CHALLENGE | Nothing outside the lines from the one containing "Give me the matplotlib source for this chart." down to the one containing "fut_q3, fut_whishi, fut_fliers]" belongs in the copy; print that span exactly, both ends included, with pictures removed.
- - - - - - -
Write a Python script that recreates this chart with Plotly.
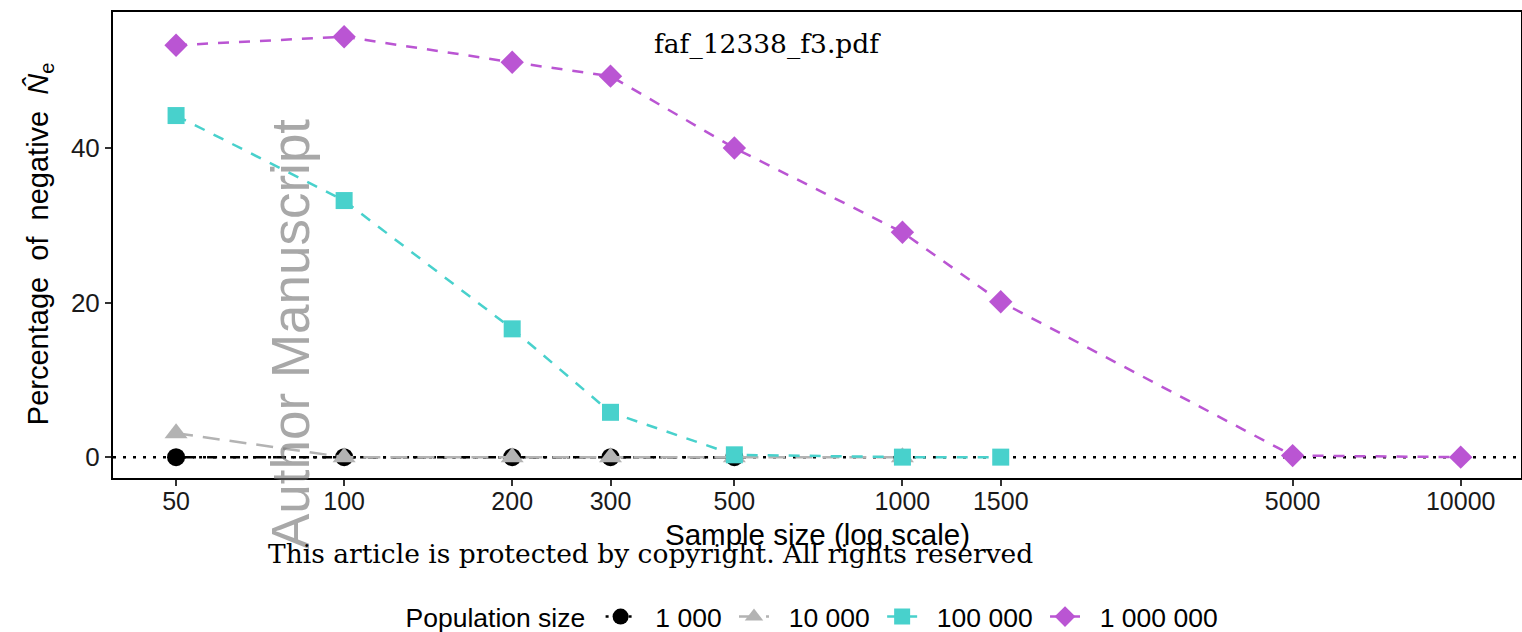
import plotly.graph_objects as go

# ---- data ----
sample_sizes_1k = [50, 100, 200, 300, 500]
pct_1k = [0, 0, 0, 0, 0]

sample_sizes_10k = [50, 100, 200, 300, 500, 1000]
pct_10k = [3.1, 0, 0, 0, 0, 0]

sample_sizes_100k = [50, 100, 200, 300, 500, 1000, 1500]
pct_100k = [44.2, 33.2, 16.6, 5.8, 0.3, 0, 0]

sample_sizes_1m = [50, 100, 200, 300, 500, 1000, 1500, 5000, 10000]
pct_1m = [53.3, 54.4, 51.1, 49.3, 40.0, 29.1, 20.1, 0.2, 0]

series_names = ["1 000", "10 000", "100 000", "1 000 000"]
x_tickvals = [50, 100, 200, 300, 500, 1000, 1500, 5000, 10000]
x_ticktext = ["50", "100", "200", "300", "500", "1000", "1500", "5000", "10000"]
y_tickvals = [0, 20, 40]

# ---- styles ----
colors = ["#000000", "#B3B3B3", "#48D1CC", "#BA55D3"]
symbols = ["circle", "triangle-up", "square", "diamond"]
sizes = [18, 20, 17, 18]
dashes = ["3px,5px,10px,5px", "17px,10px", "11px,10px", "11px,10px"]

SANS = "Liberation Sans, Arial, sans-serif"
SERIF = "DejaVu Serif, serif"
NB = "\u00a0"

fig = go.Figure()
xs = [sample_sizes_1k, sample_sizes_10k, sample_sizes_100k, sample_sizes_1m]
ys = [pct_1k, pct_10k, pct_100k, pct_1m]
for i in range(4):
    fig.add_trace(go.Scatter(
        x=xs[i], y=ys[i], name=NB * 2 + series_names[i] + NB, mode="lines+markers",
        line=dict(color=colors[i], width=2.5, dash=dashes[i]),
        marker=dict(symbol=symbols[i], size=sizes[i], color=colors[i]),
    ))

fig.add_shape(type="line", xref="paper", x0=0, x1=1, yref="y", y0=0, y1=0,
              line=dict(color="black", width=2.5, dash="3px,7px"), layer="below")

fig.update_layout(
    width=1522, height=632,
    margin=dict(l=113, r=1, t=12, b=154, autoexpand=False),
    plot_bgcolor="white", paper_bgcolor="white",
    font=dict(family=SANS, size=24, color="#1a1a1a"),
    showlegend=True,
    legend=dict(
        orientation="h", x=0.5, xanchor="center", y=-0.298, yanchor="middle",
        title=dict(text="Population size" + NB, font=dict(size=26.5, color="black")),
        font=dict(size=26.5, color="black"),
    ),
    xaxis=dict(
        type="log", range=[1.586, 4.108],
        tickvals=x_tickvals, ticktext=x_ticktext,
        ticks="outside", ticklen=6, tickwidth=2, tickcolor="#333",
        ticklabelstandoff=-6,
        showgrid=False, zeroline=False,
        showline=True, linecolor="black", linewidth=2, mirror=True,
        tickfont=dict(size=25, color="#1a1a1a"),
    ),
    yaxis=dict(
        range=[-2.7, 57.6], tickvals=y_tickvals,
        ticks="outside", ticklen=6, tickwidth=2, tickcolor="#333",
        showgrid=False, zeroline=False,
        showline=True, linecolor="black", linewidth=2, mirror=True,
        tickfont=dict(size=26, color="#1a1a1a"),
    ),
)

annotations = [
    dict(text="Sample size (log scale)", x=0.5, y=-0.122, xref="paper", yref="paper",
         xanchor="center", yanchor="middle", showarrow=False,
         font=dict(family=SANS, size=29.5, color="black")),
    dict(text="Percentage\u00a0 of\u00a0 negative\u00a0 <i>N\u0302</i><sub>e</sub>",
         x=-0.0518, y=0.502, xref="paper", yref="paper", textangle=-90,
         xanchor="center", yanchor="middle", showarrow=False,
         font=dict(family=SANS, size=29, color="black")),
    dict(text="faf_12338_f3.pdf", x=0.4645, y=0.931, xref="paper", yref="paper",
         xanchor="center", yanchor="middle", showarrow=False,
         font=dict(family=SERIF, size=26.5, color="black")),
    dict(text="Author Manuscript", x=0.1257, y=0.309, xref="paper", yref="paper",
         textangle=-90, xanchor="center", yanchor="middle", showarrow=False,
         font=dict(family=SANS, size=53, color="rgba(110,110,110,0.6)")),
    dict(text="This article is protected by copyright. All rights reserved",
         x=0.3817, y=-0.161, xref="paper", yref="paper",
         xanchor="center", yanchor="middle", showarrow=False,
         font=dict(family=SERIF, size=26.5, color="black")),
]
fig.update_layout(annotations=annotations)

fig.write_html("out.html")
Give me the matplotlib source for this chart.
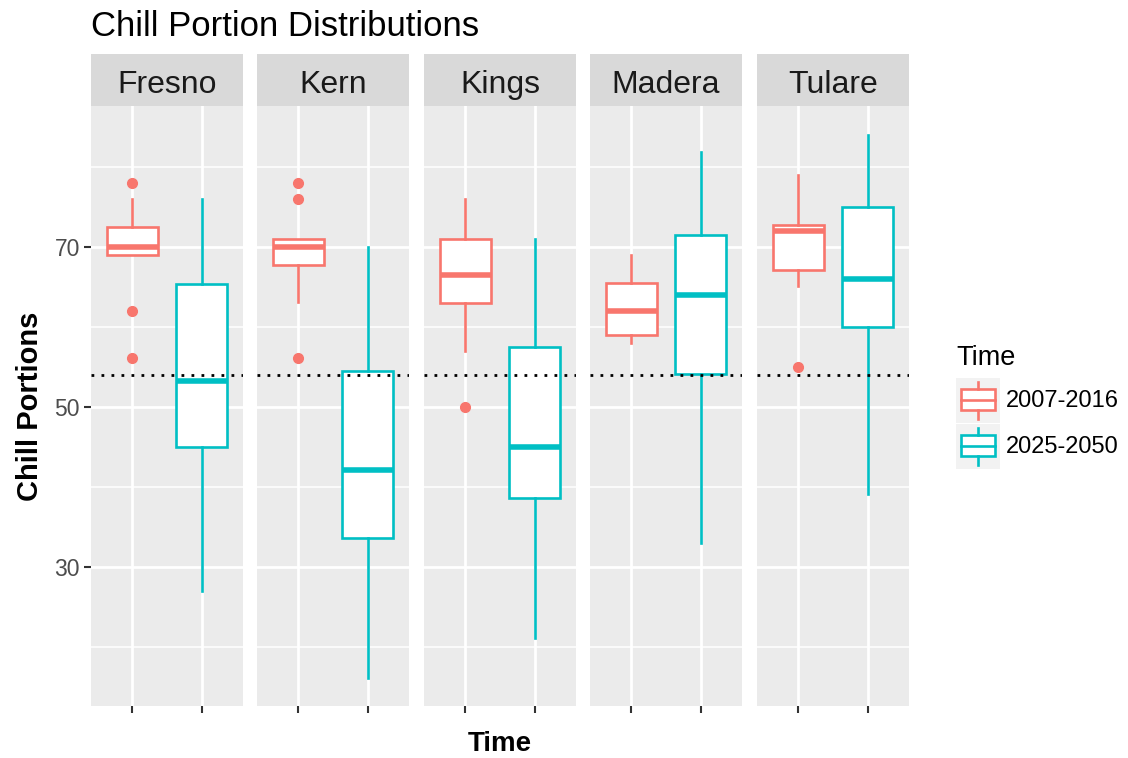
import matplotlib
matplotlib.use("Agg")
import matplotlib.pyplot as plt
from matplotlib.patches import Rectangle
from matplotlib.lines import Line2D

plt.rcParams['font.family'] = ['Liberation Sans', 'DejaVu Sans']

counties = ["Fresno", "Kern", "Kings", "Madera", "Tulare"]
periods = ["2007-2016", "2025-2050"]
colors = ["#F8766D", "#00BFC4"]
threshold = 54

hist_whislo = [69, 63.1, 57, 58, 65.1]
hist_q1 = [69, 67.7, 63, 59, 67.1]
hist_med = [70, 70, 66.5, 62, 72]
hist_q3 = [72.5, 71, 71, 65.5, 72.8]
hist_whishi = [76, 71, 76, 69, 79]
hist_fliers = [[78, 62, 56.1], [78, 76, 56.1], [50], [], [55]]

fut_whislo = [27, 16.1, 21.1, 33, 39.1]
fut_q1 = [45, 33.6, 38.6, 54.1, 60]
fut_med = [53.2, 42.1, 45, 64, 66]
fut_q3 = [65.4, 54.5, 57.5, 71.5, 75]
fut_whishi = [76, 70, 71, 81.9, 84]
fut_fliers = [[], [], [], [], []]

y_major = [30, 50, 70]
y_minor = [20, 40, 60, 80]
ylim = (12.6, 87.7)

W, H = 1128, 758
fig = plt.figure(figsize=(W / 100, H / 100), dpi=100)


def px_axes(x0, y0, x1, y1):
    return fig.add_axes([x0 / W, 1 - y1 / H, (x1 - x0) / W, (y1 - y0) / H])


panel_left = [91, 257, 424, 590, 757]
panel_w = 152
panel_top, panel_bot = 105.5, 706
strip_top = 54

hist = [hist_whislo, hist_q1, hist_med, hist_q3, hist_whishi, hist_fliers]
fut = [fut_whislo, fut_q1, fut_med, fut_q3, fut_whishi, fut_fliers]

for i, county in enumerate(counties):
    x0 = panel_left[i]
    ax = px_axes(x0, panel_top, x0 + panel_w, panel_bot)
    ax.set_facecolor("#EBEBEB")
    for s in ax.spines.values():
        s.set_visible(False)
    ax.set_xlim(0.4, 2.6)
    ax.set_ylim(*ylim)
    for v in y_minor:
        ax.axhline(v, color="white", lw=1.1, zorder=0.5)
    for v in y_major:
        ax.axhline(v, color="white", lw=2.0, zorder=0.6)
    for xv in (1, 2):
        ax.axvline(xv, color="white", lw=2.0, zorder=0.6)
    for j, data in enumerate([hist, fut]):
        st = dict(whislo=data[0][i], q1=data[1][i], med=data[2][i], q3=data[3][i],
                  whishi=data[4][i], fliers=data[5][i], label=periods[j])
        c = colors[j]
        ax.bxp([st], positions=[j + 1], widths=0.75, patch_artist=True, showcaps=False,
               boxprops=dict(facecolor="white", edgecolor=c, linewidth=1.9),
               whiskerprops=dict(color=c, linewidth=1.9),
               medianprops=dict(color=c, linewidth=4.0, solid_capstyle="butt"),
               flierprops=dict(marker="o", markerfacecolor=c, markeredgecolor=c, markersize=7),
               manage_ticks=False, zorder=2)
    ax.axhline(threshold, color="black", lw=2.0, linestyle=(0, (1, 2.6)), zorder=3)
    ax.set_xticks([1, 2])
    ax.set_xticklabels([])
    ax.tick_params(axis="x", length=5, width=1.5, color="#333333")
    ax.set_yticks(y_major)
    if i == 0:
        ax.set_yticklabels([str(v) for v in y_major], fontsize=16.5, color="#4D4D4D")
        ax.tick_params(axis="y", length=5, width=1.5, color="#333333", pad=3)
    else:
        ax.set_yticklabels([])
        ax.tick_params(axis="y", length=0)
    # strip
    sax = px_axes(x0, strip_top, x0 + panel_w, panel_top)
    sax.set_facecolor("#D9D9D9")
    for s in sax.spines.values():
        s.set_visible(False)
    sax.set_xticks([])
    sax.set_yticks([])
    sax.text(0.5, 0.40, county, ha="center", va="center", fontsize=23, color="#1A1A1A",
             transform=sax.transAxes)

# titles
fig.text(91 / W, 1 - 36 / H, "Chill Portion Distributions", fontsize=25, color="black",
         ha="left", va="baseline")
fig.text(500 / W, 1 - 751 / H, "Time", fontsize=20, fontweight="bold", ha="center", va="baseline")
fig.text(30 / W, 1 - 406 / H, "Chill Portions", fontsize=21, fontweight="bold", rotation=90,
         ha="center", va="center")

# legend
fig.text(956 / W, 1 - 365 / H, "Time", fontsize=19.5, ha="left", va="baseline")
lax = px_axes(950, 370, 1128, 475)
lax.set_xlim(950, 1128)
lax.set_ylim(475, 370)
lax.axis("off")
for j, p in enumerate(periods):
    ky = 378 + j * 46
    lax.add_patch(Rectangle((956, ky), 44, 45, facecolor="#F2F2F2", edgecolor="none"))
    c = colors[j]
    cx = 978
    lax.add_line(Line2D([cx, cx], [ky + 4, ky + 11], color=c, lw=1.9))
    lax.add_line(Line2D([cx, cx], [ky + 32, ky + 41], color=c, lw=1.9))
    lax.add_patch(Rectangle((961, ky + 11), 34, 21, facecolor="white", edgecolor=c, lw=1.9))
    lax.add_line(Line2D([961, 995], [ky + 22, ky + 22], color=c, lw=1.9))
    lax.text(1006, ky + 23, p, fontsize=17, va="center", ha="left")

fig.savefig("out.png", dpi=100)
- - - - - - -
OUTPUT FOR THIS TASK |
Give me the matplotlib source for this chart.
import matplotlib
matplotlib.use("Agg")
import matplotlib.pyplot as plt
from matplotlib.patches import Rectangle
from matplotlib.lines import Line2D

plt.rcParams['font.family'] = ['Liberation Sans', 'DejaVu Sans']

counties = ["Fresno", "Kern", "Kings", "Madera", "Tulare"]
periods = ["2007-2016", "2025-2050"]
colors = ["#F8766D", "#00BFC4"]
threshold = 54

hist_whislo = [69, 63.1, 57, 58, 65.1]
hist_q1 = [69, 67.7, 63, 59, 67.1]
hist_med = [70, 70, 66.5, 62, 72]
hist_q3 = [72.5, 71, 71, 65.5, 72.8]
hist_whishi = [76, 71, 76, 69, 79]
hist_fliers = [[78, 62, 56.1], [78, 76, 56.1], [50], [], [55]]

fut_whislo = [27, 16.1, 21.1, 33, 39.1]
fut_q1 = [45, 33.6, 38.6, 54.1, 60]
fut_med = [53.2, 42.1, 45, 64, 66]
fut_q3 = [65.4, 54.5, 57.5, 71.5, 75]
fut_whishi = [76, 70, 71, 81.9, 84]
fut_fliers = [[], [], [], [], []]

y_major = [30, 50, 70]
y_minor = [20, 40, 60, 80]
ylim = (12.6, 87.7)

W, H = 1128, 758
fig = plt.figure(figsize=(W / 100, H / 100), dpi=100)


def px_axes(x0, y0, x1, y1):
    return fig.add_axes([x0 / W, 1 - y1 / H, (x1 - x0) / W, (y1 - y0) / H])


panel_left = [91, 257, 424, 590, 757]
panel_w = 152
panel_top, panel_bot = 105.5, 706
strip_top = 54

hist = [hist_whislo, hist_q1, hist_med, hist_q3, hist_whishi, hist_fliers]
fut = [fut_whislo, fut_q1, fut_med, fut_q3, fut_whishi, fut_fliers]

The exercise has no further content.